■ **TASK INPUTS**:
+++++

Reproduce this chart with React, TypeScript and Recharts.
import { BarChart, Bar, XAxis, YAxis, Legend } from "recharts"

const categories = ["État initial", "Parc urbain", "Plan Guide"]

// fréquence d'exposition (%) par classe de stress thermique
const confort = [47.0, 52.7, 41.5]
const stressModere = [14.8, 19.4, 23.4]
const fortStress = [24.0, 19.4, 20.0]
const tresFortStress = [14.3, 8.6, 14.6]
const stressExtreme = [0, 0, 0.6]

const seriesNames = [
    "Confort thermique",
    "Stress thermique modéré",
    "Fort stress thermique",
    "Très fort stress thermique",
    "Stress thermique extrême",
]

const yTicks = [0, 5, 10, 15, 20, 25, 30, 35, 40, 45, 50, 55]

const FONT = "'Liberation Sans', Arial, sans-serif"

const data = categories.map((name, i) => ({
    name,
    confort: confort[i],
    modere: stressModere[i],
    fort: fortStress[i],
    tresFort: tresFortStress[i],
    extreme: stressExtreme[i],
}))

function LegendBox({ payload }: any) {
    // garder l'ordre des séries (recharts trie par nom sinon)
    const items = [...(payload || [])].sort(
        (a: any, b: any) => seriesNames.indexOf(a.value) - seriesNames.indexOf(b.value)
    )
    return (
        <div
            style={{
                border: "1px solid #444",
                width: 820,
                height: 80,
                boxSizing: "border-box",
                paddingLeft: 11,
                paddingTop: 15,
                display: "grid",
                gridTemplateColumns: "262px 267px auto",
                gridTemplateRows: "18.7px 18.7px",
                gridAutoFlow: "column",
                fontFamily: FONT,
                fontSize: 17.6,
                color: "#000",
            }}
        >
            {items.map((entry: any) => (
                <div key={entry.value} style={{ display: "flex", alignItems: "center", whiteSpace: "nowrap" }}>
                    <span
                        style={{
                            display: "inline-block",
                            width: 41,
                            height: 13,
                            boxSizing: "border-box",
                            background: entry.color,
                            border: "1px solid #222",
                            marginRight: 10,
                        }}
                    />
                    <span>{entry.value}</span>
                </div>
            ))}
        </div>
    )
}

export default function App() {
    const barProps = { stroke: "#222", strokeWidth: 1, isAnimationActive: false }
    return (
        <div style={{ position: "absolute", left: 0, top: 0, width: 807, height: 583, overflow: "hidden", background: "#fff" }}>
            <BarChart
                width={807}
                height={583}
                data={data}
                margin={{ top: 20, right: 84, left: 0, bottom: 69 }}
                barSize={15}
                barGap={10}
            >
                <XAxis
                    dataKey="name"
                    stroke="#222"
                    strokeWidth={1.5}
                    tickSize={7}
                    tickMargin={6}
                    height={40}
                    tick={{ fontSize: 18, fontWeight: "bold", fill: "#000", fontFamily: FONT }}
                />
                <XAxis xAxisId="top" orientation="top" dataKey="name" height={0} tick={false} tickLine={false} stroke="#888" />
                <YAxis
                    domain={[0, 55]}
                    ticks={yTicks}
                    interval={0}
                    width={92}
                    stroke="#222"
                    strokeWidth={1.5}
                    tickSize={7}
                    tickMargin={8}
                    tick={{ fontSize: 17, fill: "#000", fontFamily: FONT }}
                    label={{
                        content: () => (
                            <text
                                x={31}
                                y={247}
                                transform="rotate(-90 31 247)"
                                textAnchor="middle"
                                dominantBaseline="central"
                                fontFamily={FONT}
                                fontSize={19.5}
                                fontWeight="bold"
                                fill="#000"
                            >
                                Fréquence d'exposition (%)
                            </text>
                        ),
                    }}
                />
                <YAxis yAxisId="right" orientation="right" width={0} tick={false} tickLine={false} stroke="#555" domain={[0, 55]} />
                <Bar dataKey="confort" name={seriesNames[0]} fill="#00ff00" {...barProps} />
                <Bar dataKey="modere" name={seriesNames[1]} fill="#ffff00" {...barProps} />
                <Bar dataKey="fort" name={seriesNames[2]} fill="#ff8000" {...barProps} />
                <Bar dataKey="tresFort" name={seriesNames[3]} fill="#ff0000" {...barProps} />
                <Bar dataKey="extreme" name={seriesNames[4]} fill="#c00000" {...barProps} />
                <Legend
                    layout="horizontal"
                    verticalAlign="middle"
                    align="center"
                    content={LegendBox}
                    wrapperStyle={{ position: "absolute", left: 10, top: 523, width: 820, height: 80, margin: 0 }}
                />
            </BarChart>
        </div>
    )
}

+++++

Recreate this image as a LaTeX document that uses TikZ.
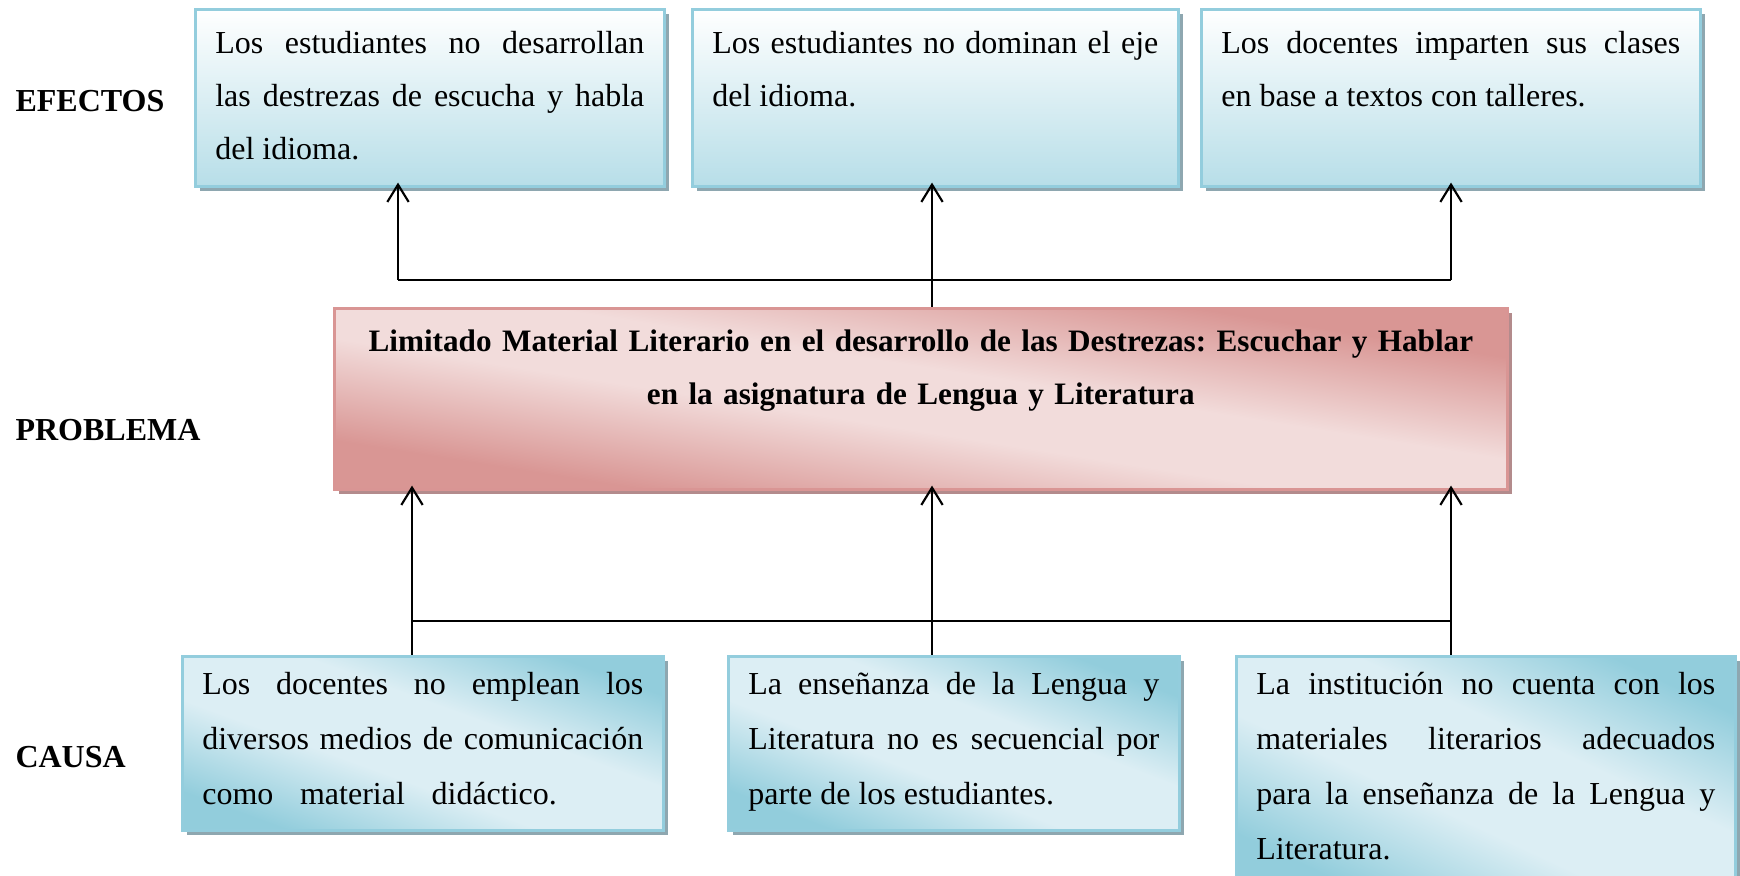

+++++

■ **SET EXERCISE**: From the listing above, collect every line that mentions the word "this".

■ **THE OUTPUT**:
Reproduce this chart with React, TypeScript and Recharts.
Recreate this image as a LaTeX document that uses TikZ.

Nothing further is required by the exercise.